**What the exercise asks:** Work through the listing below and count the lines that hold "Convert". Answer with the number alone.

**Provided material:**
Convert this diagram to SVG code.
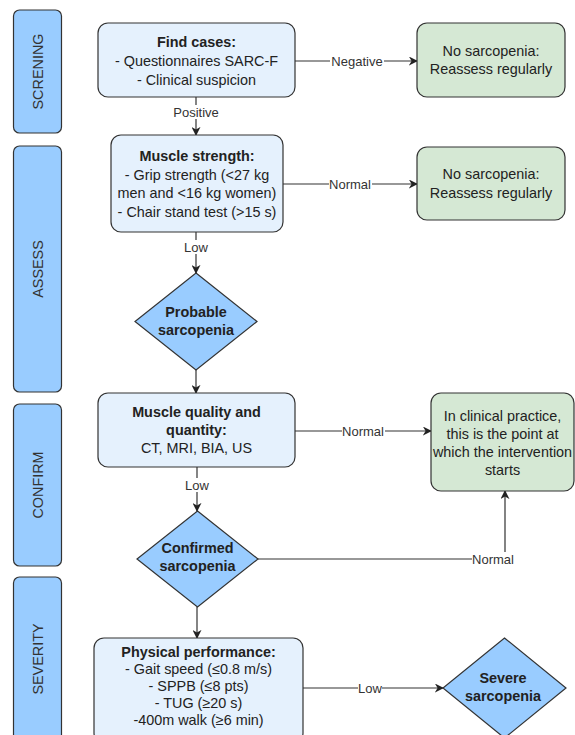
<svg xmlns="http://www.w3.org/2000/svg" width="575" height="735" viewBox="0 0 575 735">
<defs>
<marker id="arr" viewBox="0 0 10 10" refX="9" refY="5" markerWidth="9" markerHeight="9" markerUnits="userSpaceOnUse" orient="auto">
<path d="M0,0 L10,5 L0,10 L3,5 Z" fill="#222"/>
</marker>
<style>
text{font-family:"Liberation Sans",Arial,sans-serif;fill:#222;}
.t{font-size:14.4px;text-anchor:middle;}
.b{font-weight:bold;}
.lbl{font-size:13px;text-anchor:middle;fill:#333;}
.lane{fill:#99CCFF;stroke:#333;stroke-width:1.2;}
.lanet{font-size:14.4px;text-anchor:middle;dominant-baseline:central;fill:#333;}
.box{fill:#E5F1FD;stroke:#333;stroke-width:1.2;}
.grn{fill:#D5E8D4;stroke:#333;stroke-width:1.2;}
.dia{fill:#99CCFF;stroke:#333;stroke-width:1.2;}
.ln{fill:none;stroke:#333;stroke-width:1.2;}
.lb{fill:#fff;}
</style>
</defs>
<rect width="575" height="735" fill="#fff"/>

<g id="lane-screening"><rect class="lane" x="13.5" y="10" width="48" height="123" rx="6"/><text class="lanet" transform="translate(37.5,71.5) rotate(-90)">SCRENING</text></g>
<g id="lane-assess"><rect class="lane" x="13.5" y="146" width="48" height="246" rx="6"/><text class="lanet" transform="translate(37.5,269) rotate(-90)">ASSESS</text></g>
<g id="lane-confirm"><rect class="lane" x="13.5" y="404" width="48" height="162" rx="6"/><text class="lanet" transform="translate(37.5,485) rotate(-90)">CONFIRM</text></g>
<g id="lane-severity"><rect class="lane" x="13.5" y="577" width="48" height="170" rx="6"/><text class="lanet" transform="translate(37.5,659) rotate(-90)">SEVERITY</text></g>

<g id="connectors">
<line class="ln" x1="295" y1="61" x2="417" y2="61" marker-end="url(#arr)"/>
<line class="ln" x1="196" y1="97" x2="196" y2="135" marker-end="url(#arr)"/>
<line class="ln" x1="283" y1="184" x2="417" y2="184" marker-end="url(#arr)"/>
<line class="ln" x1="196" y1="232" x2="196" y2="273" marker-end="url(#arr)"/>
<line class="ln" x1="196" y1="370" x2="196" y2="393" marker-end="url(#arr)"/>
<line class="ln" x1="295" y1="431" x2="431" y2="431" marker-end="url(#arr)"/>
<line class="ln" x1="197" y1="467" x2="197" y2="511" marker-end="url(#arr)"/>
<polyline class="ln" points="258,559 505,559 505,491" marker-end="url(#arr)"/>
<line class="ln" x1="197" y1="607" x2="197" y2="638" marker-end="url(#arr)"/>
<line class="ln" x1="303" y1="688" x2="443" y2="688" marker-end="url(#arr)"/>
<rect class="lb" x="330" y="54" width="54" height="14"/><text class="lbl" x="357" y="65.5">Negative</text>
<rect class="lb" x="172" y="105" width="48" height="14"/><text class="lbl" x="196" y="116.5">Positive</text>
<rect class="lb" x="329" y="177" width="43" height="14"/><text class="lbl" x="350" y="188.5">Normal</text>
<rect class="lb" x="184" y="240" width="24" height="14"/><text class="lbl" x="196" y="251.5">Low</text>
<rect class="lb" x="342" y="424" width="43" height="14"/><text class="lbl" x="363" y="435.5">Normal</text>
<rect class="lb" x="185" y="478" width="24" height="14"/><text class="lbl" x="197" y="489.5">Low</text>
<rect class="lb" x="472" y="552" width="43" height="14"/><text class="lbl" x="493" y="563.5">Normal</text>
<rect class="lb" x="358" y="681" width="24" height="14"/><text class="lbl" x="370" y="692.5">Low</text>
</g>

<g id="find-cases"><rect class="box" x="98" y="23" width="197" height="74" rx="10"/>
<text class="t" x="196.5" y="47"><tspan class="b">Find cases:</tspan><tspan x="196.5" y="66">- Questionnaires SARC-F</tspan><tspan x="196.5" y="85">- Clinical suspicion</tspan></text></g>

<g id="no-sarc-1"><rect class="grn" x="417" y="23" width="148" height="74" rx="10"/>
<text class="t" x="491" y="55.5">No sarcopenia:<tspan x="491" y="74">Reassess regularly</tspan></text></g>

<g id="muscle-strength"><rect class="box" x="111" y="135" width="172" height="97" rx="10"/>
<text class="t" x="197" y="161"><tspan class="b">Muscle strength:</tspan><tspan x="197" y="179.5">- Grip strength (&lt;27 kg</tspan><tspan x="197" y="198">men and &lt;16 kg women)</tspan><tspan x="197" y="216.5">- Chair stand test (&gt;15 s)</tspan></text></g>

<g id="no-sarc-2"><rect class="grn" x="417" y="147" width="148" height="73" rx="10"/>
<text class="t" x="491" y="179">No sarcopenia:<tspan x="491" y="197.5">Reassess regularly</tspan></text></g>

<g id="probable"><polygon class="dia" points="196,273 257,321.5 196,370 135,321.5"/>
<text class="t b" x="196" y="316.5">Probable<tspan x="196" y="334.5">sarcopenia</tspan></text></g>

<g id="muscle-quality"><rect class="box" x="98" y="393" width="197" height="74" rx="10"/>
<text class="t" x="196.5" y="417"><tspan class="b">Muscle quality and</tspan><tspan class="b" x="196.5" y="435">quantity:</tspan><tspan x="196.5" y="453">CT, MRI, BIA, US</tspan></text></g>

<g id="intervention"><rect class="grn" x="431" y="393" width="143" height="98" rx="10"/>
<text class="t" x="502.5" y="421">In clinical practice,<tspan x="502.5" y="439">this is the point at</tspan><tspan x="502.5" y="457">which the intervention</tspan><tspan x="502.5" y="475">starts</tspan></text></g>

<g id="confirmed"><polygon class="dia" points="197.5,511 258,559 197.5,607 137,559"/>
<text class="t b" x="197.5" y="553">Confirmed<tspan x="197.5" y="571">sarcopenia</tspan></text></g>

<g id="physical"><rect class="box" x="94" y="638" width="209" height="105" rx="10"/>
<text class="t" x="198.5" y="656.5"><tspan class="b">Physical performance:</tspan><tspan x="198.5" y="673.5">- Gait speed (≤0.8 m/s)</tspan><tspan x="198.5" y="690.5">- SPPB (≤8 pts)</tspan><tspan x="198.5" y="707.5">- TUG (≥20 s)</tspan><tspan x="198.5" y="724.5">-400m walk (≥6 min)</tspan></text></g>

<g id="severe"><polygon class="dia" points="504.5,638 566,688 504.5,738 443,688"/>
<text class="t b" x="503" y="683">Severe<tspan x="503" y="701">sarcopenia</tspan></text></g>
</svg>
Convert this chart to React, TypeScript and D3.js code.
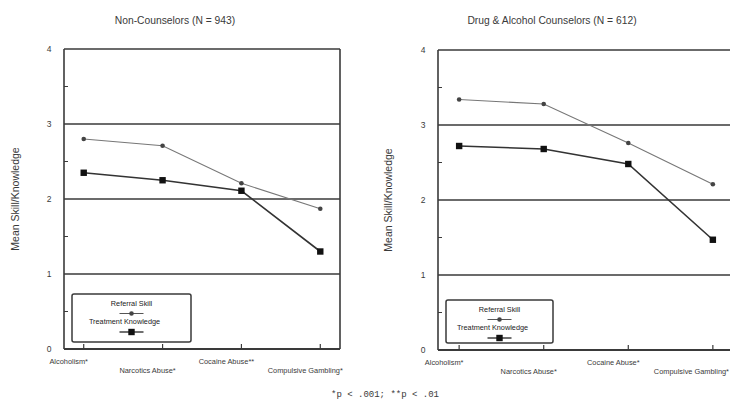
import React from 'react'
import * as d3 from 'd3'

const categories = ['Alcoholism*', 'Narcotics Abuse*', 'Cocaine Abuse**', 'Compulsive Gambling*']
const categoriesCounselors = ['Alcoholism*', 'Narcotics Abuse*', 'Cocaine Abuse*', 'Compulsive Gambling*']
const seriesNames = ['Referral Skill', 'Treatment Knowledge']

const nonCounselorReferral = [2.8, 2.71, 2.21, 1.87]
const nonCounselorTreatment = [2.35, 2.25, 2.11, 1.3]
const counselorReferral = [3.34, 3.28, 2.76, 2.21]
const counselorTreatment = [2.72, 2.68, 2.48, 1.47]

const yTicks = [0, 1, 2, 3, 4]
const font = '"Liberation Sans", Arial, sans-serif'
const ink = '#3a3a3a'

type PanelProps = {
  title: string
  titleX: number
  cats: string[]
  referral: number[]
  treatment: number[]
  x0: number
  x1: number
  y0: number
  labelX: number
  legend: { x: number, y: number, w: number, h: number }
}

function Panel(props: PanelProps) {
  const { title, titleX, cats, referral, treatment, x0, x1, y0, labelX, legend } = props
  const x = d3.scalePoint<string>().domain(cats).range([x0, x1]).padding(0.25)
  const y = d3.scaleLinear().domain([0, 4]).range([y0, y0 - 300])
  const line = d3.line<number>().x((d, i) => x(cats[i])!).y(d => y(d))
  const minor = d3.range(0.5, 4, 1)
  const lx = legend.x + legend.w / 2

  return (
    <g>
      <text x={titleX} y={24} textAnchor="middle" fontSize={10.3} fill={ink} fontFamily={font}>{title}</text>
      <text transform={`translate(${labelX},${y(2)}) rotate(-90)`} textAnchor="middle" fontSize={10.5} fill={ink} fontFamily={font}>Mean Skill/Knowledge</text>

      {yTicks.slice(1).map(t => (
        <line key={t} x1={x0} x2={x1} y1={y(t)} y2={y(t)} stroke={ink} strokeWidth={1.6} />
      ))}
      <line x1={x0} x2={x0} y1={y(4)} y2={y(0)} stroke={ink} strokeWidth={1.6} />
      <line x1={x1} x2={x1} y1={y(4)} y2={y(0)} stroke={ink} strokeWidth={1.6} />
      <line x1={x0} x2={x1} y1={y(0)} y2={y(0)} stroke={ink} strokeWidth={1.8} />

      {minor.map(t => (
        <line key={t} x1={x0} x2={x0 + 4} y1={y(t)} y2={y(t)} stroke={ink} strokeWidth={1} />
      ))}
      {yTicks.map(t => (
        <text key={t} x={x0 - 15} y={y(t) + 3} textAnchor="middle" fontSize={8.5} fill={ink} fontFamily={font}>{t}</text>
      ))}
      {cats.map((c, i) => {
        const cx = x(c)! - 15
        const half = c.length * 1.95
        const clamp = cx + half > 729
        return (
          <g key={c}>
            <line x1={x(c)} x2={x(c)} y1={y(0)} y2={y(0) - 5} stroke={ink} strokeWidth={1.2} />
            <text x={clamp ? 729 : cx} y={y(0) + (i % 2 === 0 ? 15 : 24)} textAnchor={clamp ? 'end' : 'middle'}
              fontSize={7.4} fill={ink} fontFamily={font}>{c}</text>
          </g>
        )
      })}

      <path d={line(referral)!} fill="none" stroke="#777" strokeWidth={1.1} />
      {referral.map((v, i) => (
        <circle key={i} cx={x(cats[i])} cy={y(v)} r={2.3} fill="#444" />
      ))}
      <path d={line(treatment)!} fill="none" stroke="#333" strokeWidth={1.6} />
      {treatment.map((v, i) => (
        <rect key={i} x={x(cats[i])! - 3.2} y={y(v) - 3.2} width={6.4} height={6.4} fill="#111" />
      ))}

      <rect x={legend.x} y={legend.y} width={legend.w} height={legend.h} rx={2} fill="#fff" stroke={ink} strokeWidth={1.5} />
      <text x={lx} y={legend.y + 12} textAnchor="middle" fontSize={7.3} fill="#222" fontFamily={font}>{seriesNames[0]}</text>
      <line x1={lx - 12} x2={lx + 12} y1={legend.y + 19.5} y2={legend.y + 19.5} stroke="#555" strokeWidth={1} />
      <circle cx={lx} cy={legend.y + 19.5} r={2.3} fill="#444" />
      <text x={lx - 7} y={legend.y + 30} textAnchor="middle" fontSize={7.3} fill="#222" fontFamily={font}>{seriesNames[1]}</text>
      <line x1={lx - 12} x2={lx + 12} y1={legend.y + 38} y2={legend.y + 38} stroke="#333" strokeWidth={1.4} />
      <rect x={lx - 3.2} y={legend.y + 34.8} width={6.4} height={6.4} fill="#111" />
    </g>
  )
}

export default function App() {
  return (
    <svg width={730} height={401} style={{ position: 'absolute', left: 0, top: 0, background: '#fff' }}>
      <Panel title="Non-Counselors (N = 943)" titleX={175} cats={categories} referral={nonCounselorReferral} treatment={nonCounselorTreatment}
        x0={64} x1={340} y0={349} labelX={19} legend={{ x: 72, y: 294, w: 119, h: 48 }} />
      <Panel title="Drug & Alcohol Counselors (N = 612)" titleX={552} cats={categoriesCounselors} referral={counselorReferral} treatment={counselorTreatment}
        x0={438} x1={734} y0={350} labelX={392} legend={{ x: 446, y: 300, w: 107, h: 43 }} />
      <text x={385} y={397} textAnchor="middle" fontSize={9} fill={ink} fontFamily='"Liberation Mono", monospace'>*p &lt; .001; **p &lt; .01</text>
    </svg>
  )
}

**Right answer:** 2